Case Study Questions


Steve is a 75-year-old Vietnam veteran. He lives in northeastern Nevada with a stepdaughter. For most of his life, Steve has viewed himself as very independent and has managed to keep a roof over his head in spite of multiple challenging personal situations. As of late, however, Steve has started to experience problems with his health. He has a 55-year cigarette smoking habit, but Steve feels that it would be too difficult to kick the habit. Recently, Steve began having trouble with his vision. His problems have worsened to the point where he cannot drive. Since he lives over 2 hours from Elko, his stepdaughter drove him into town. He met with an optometrist who told Steve that he was suffering from age-related macular degeneration (Tolman, Hill, Kleinschmidt, & Gregg, 2005) and that Steve would be blind (or nearly blind) before the end of the year. Steve is unable to drive; his stepdaughter is only intermittently helpful. Steve was substantially discouraged when he got the diagnosis and thought that the best way to deal with this was to simply stop living. He stopped eating; he began smoking at a higher rate; and he has stopped calling family and friends. His idea is that “life is no longer worth living if you are blind and have to depend on others.” His conclusion is to simply stop living and let death take over.

Analysis of Issue

Steve has taken a very negative view of his aging process and feels that he is not worthwhile because he can no longer live as independently as he is used to living. His focus is narrow, and he has allowed his change in health status and his progressive vision impairment to define his sense of worthlessness. He can’t change his declining vision status, but he can still find meaning in life and is likely still important to others around him, including his stepdaughter. Steve needs to find new sources of meaning that will allow him to regain life satisfaction even though his daily routines might need to change as he finds himself less and less able to be independent in the presence of his declining vision.

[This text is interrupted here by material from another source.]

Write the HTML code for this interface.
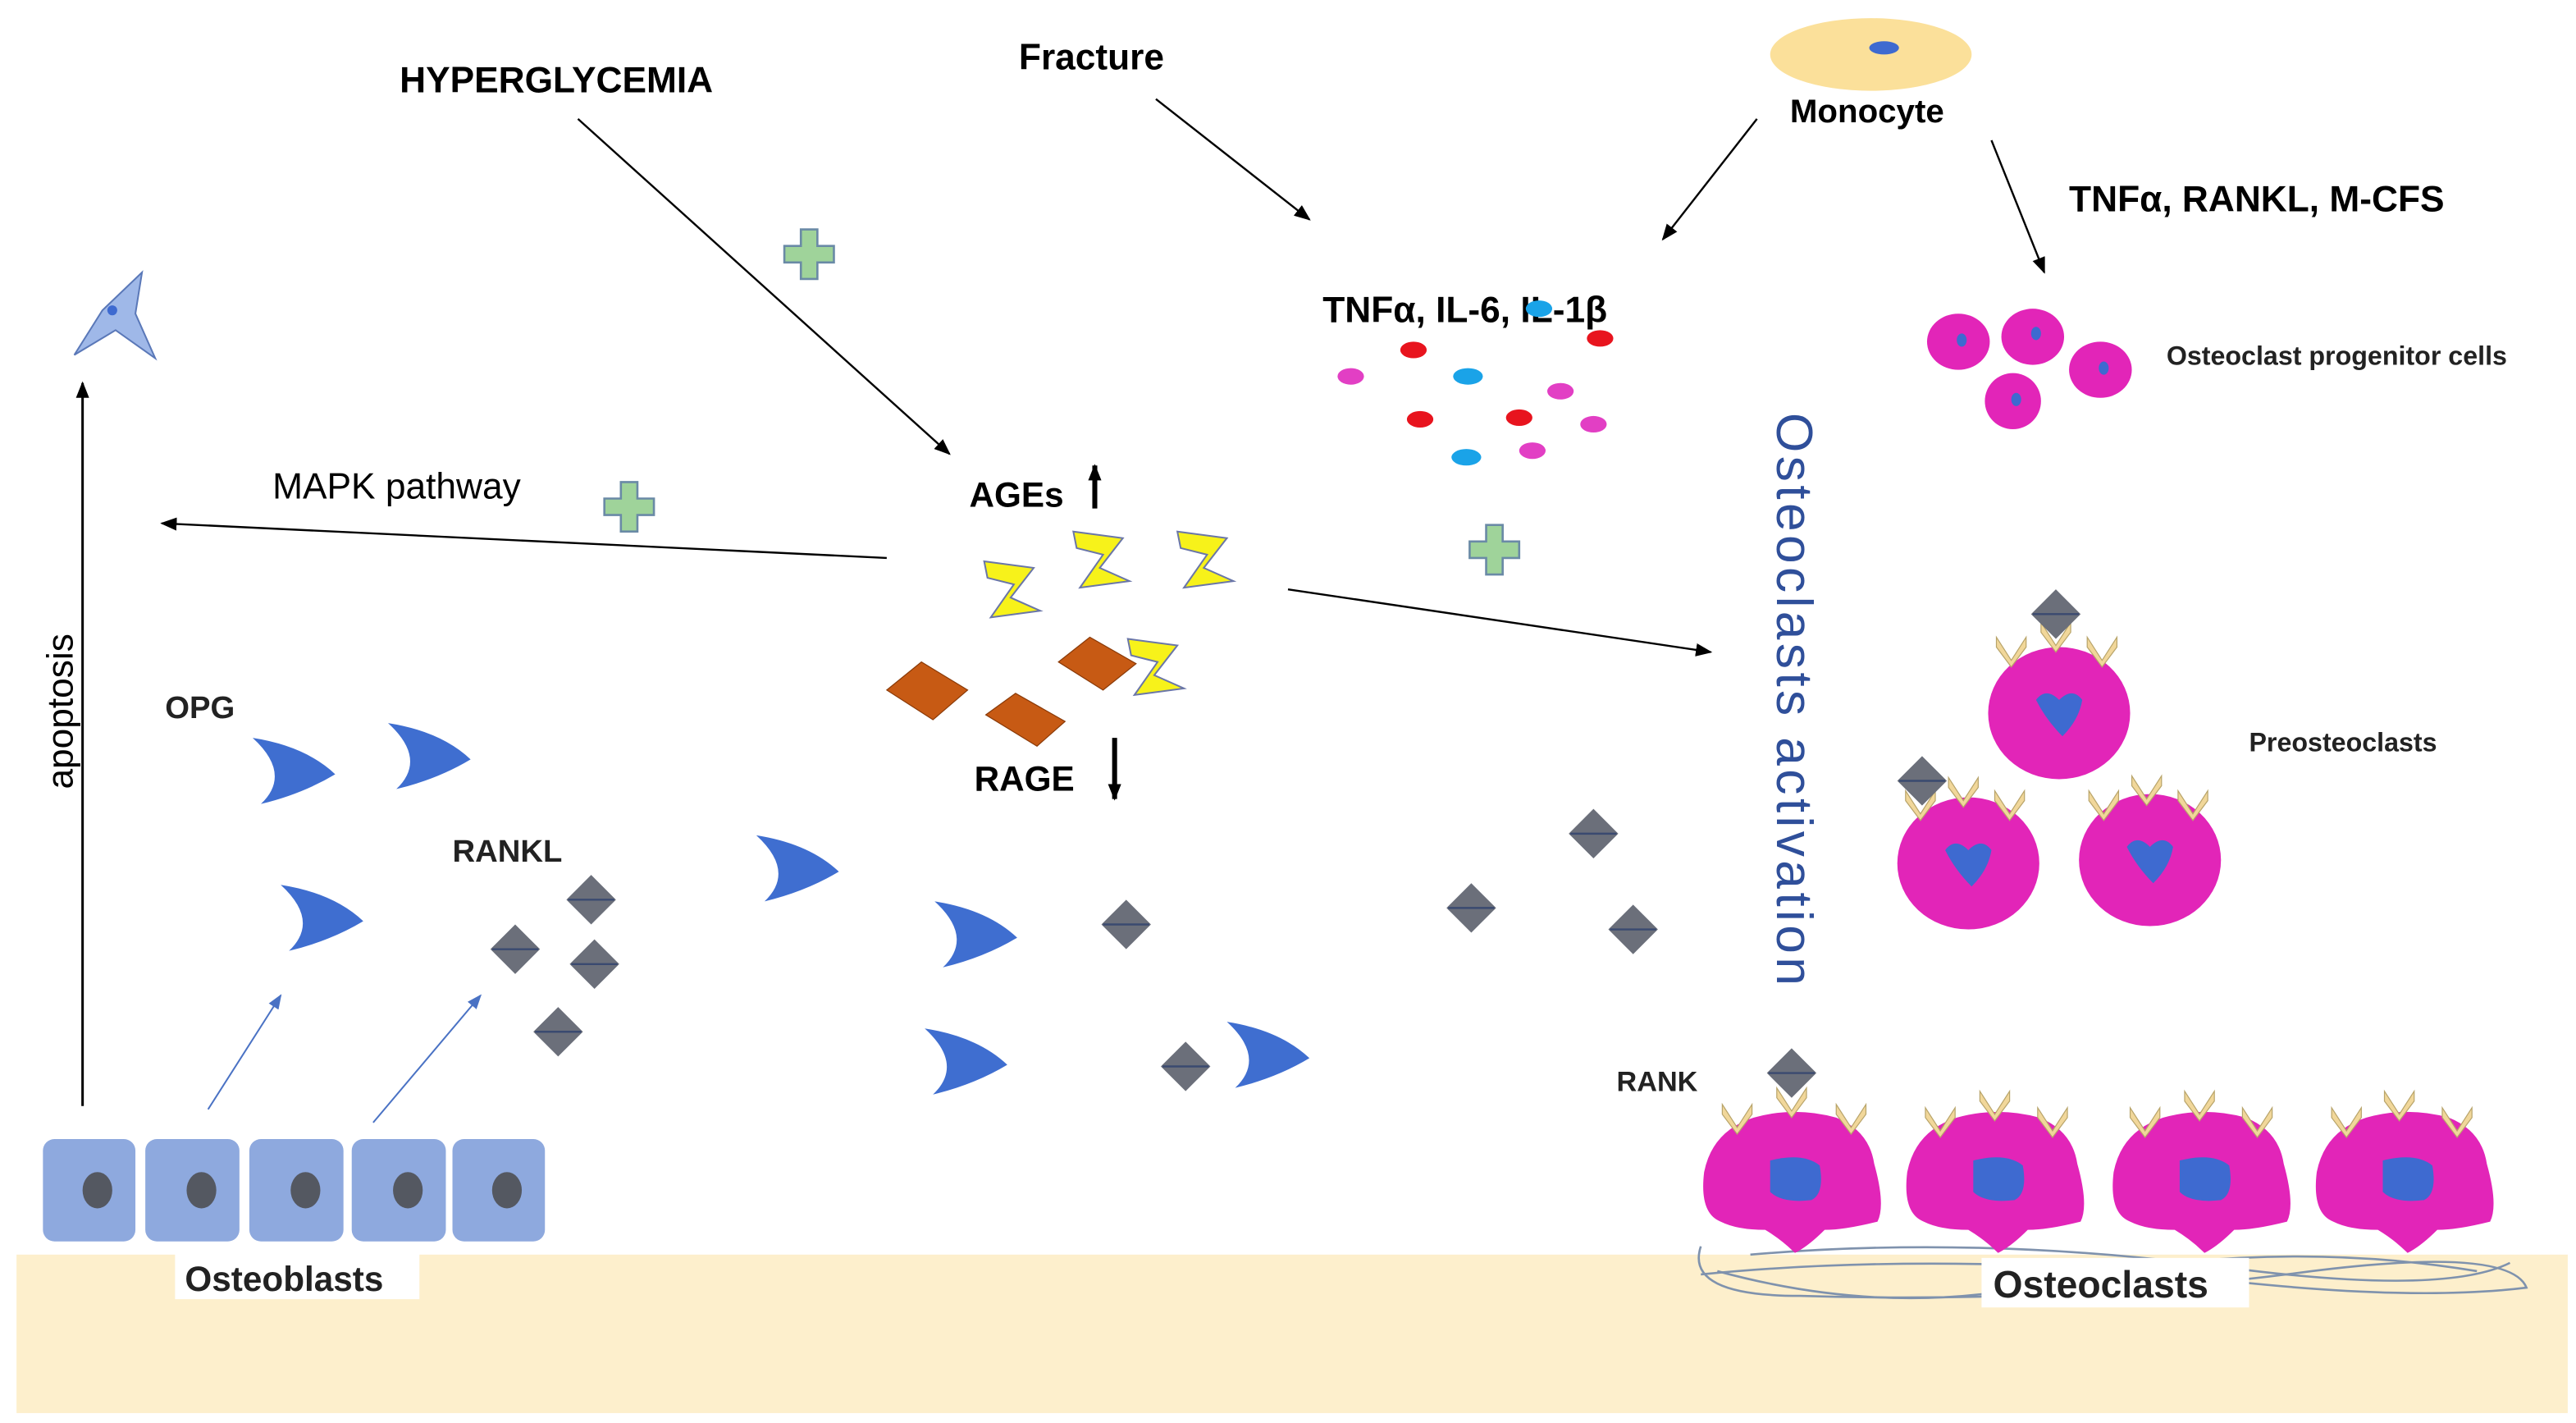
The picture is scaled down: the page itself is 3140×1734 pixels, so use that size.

Steve needs to identify other sources of meaning, or even sources of meaning that he no longer thought were present. A first step would be to assess potential strengths that are still present and to begin focusing on those strengths. An initial assessment of those strengths might be identified through the Meaning in Life Scale, which assesses two dimensions of meaning in life using 10 items rated on a 7-point scale from “Absolutely True” to “Absolutely Untrue” (Steger, Frazier, Oishi, & Kaler, 2006, reproduces the Meaning in Life Scale in the article appendix). The Presence of Meaning subscale measures how fully an individual feels that he or she has meaning. The Search for Meaning subscale measures how engaged and motivated a person is in finding personal meaning or understanding the role of meaning in his or her life. Search is positively related to the seeking of meaning through various resources such as religion, helping others, or finding ways to volunteer. This scale is negatively related with present rumination and present-fatalistic time perspectives such as a newly discovered chronic health condition. Presence relates positively to strategies that can enhance personal and altruistic and spiritual behaviors.


Steve could be engaged with a counselor either through telephone or through several in-person visits. The goal of the intervention would be to identify sources of meaning that could compensate for Steve’s tendency to engage in maladaptive behaviors such as increased cigarette smoking and failure to thrive through not eating and personal isolation. A beginning step might be to help Steve identify sources of gratitude—that is, what features of his life and world are worth being grateful for. He continues to have family who cares about him. Although his vision will be declining further, he is still able to ambulate and can still enjoy activities such as listening to the radio and staying involved with others. Such a gratitude intervention could help Steve identify his existing strengths and provide new reasons for wanting to live. It could also allow him to identify reasons for rediscovering sources of life satisfactions. Altruism could play a role in aiding many people like Steve, who are struggling with this issue.

Perhaps Steve could find a renewed purpose for living by helping others like himself who are in need. In fact, it is quite possible that his efforts to find renewed life meaning could be a source of strength and hope to others as he becomes an example of someone who is older but who finds a way to cope with an age-related challenge and find life satisfaction in the process. These kinds of strategies could reengage Steve’s sense of control over his world and help Steve to identify ways that life could still be worth living even though he will ultimately need to make adjustments as he becomes less able to use his visual abilities to negotiate his day-to-day living situation. It could even be suggested that Steve himself, given his increasing impairment, might be an instrument to assist others in developing helping behaviors by working with Steve to assist him with his issues. In the past, Steve has relied on himself; by letting others help him, Steve could become a source of satisfaction and altruistic development for a younger generation who desires to help others but does not have an active way to practice or engage in helping behaviors. Steve could be the agent for other people to learn how to become better helpers.


  1. How can a positive aging model of health care be adapted for strength-based counseling interventions with older persons?
  2. What are the unique needs facing older persons who are from historically marginalized groups (e.g., older women, older persons from ethnic minority groups, older persons with lifelong disabilities)?
  3. What kinds of positive aging counseling approaches would be effective for older adults with cognitive impairments?
  4. What role could a positive aging model play in addressing the needs of a patient with Alzheimer’s disease?
  5. How can the SOC model of adaptation be applied to promote healthy lifestyle prevention strategies in older persons?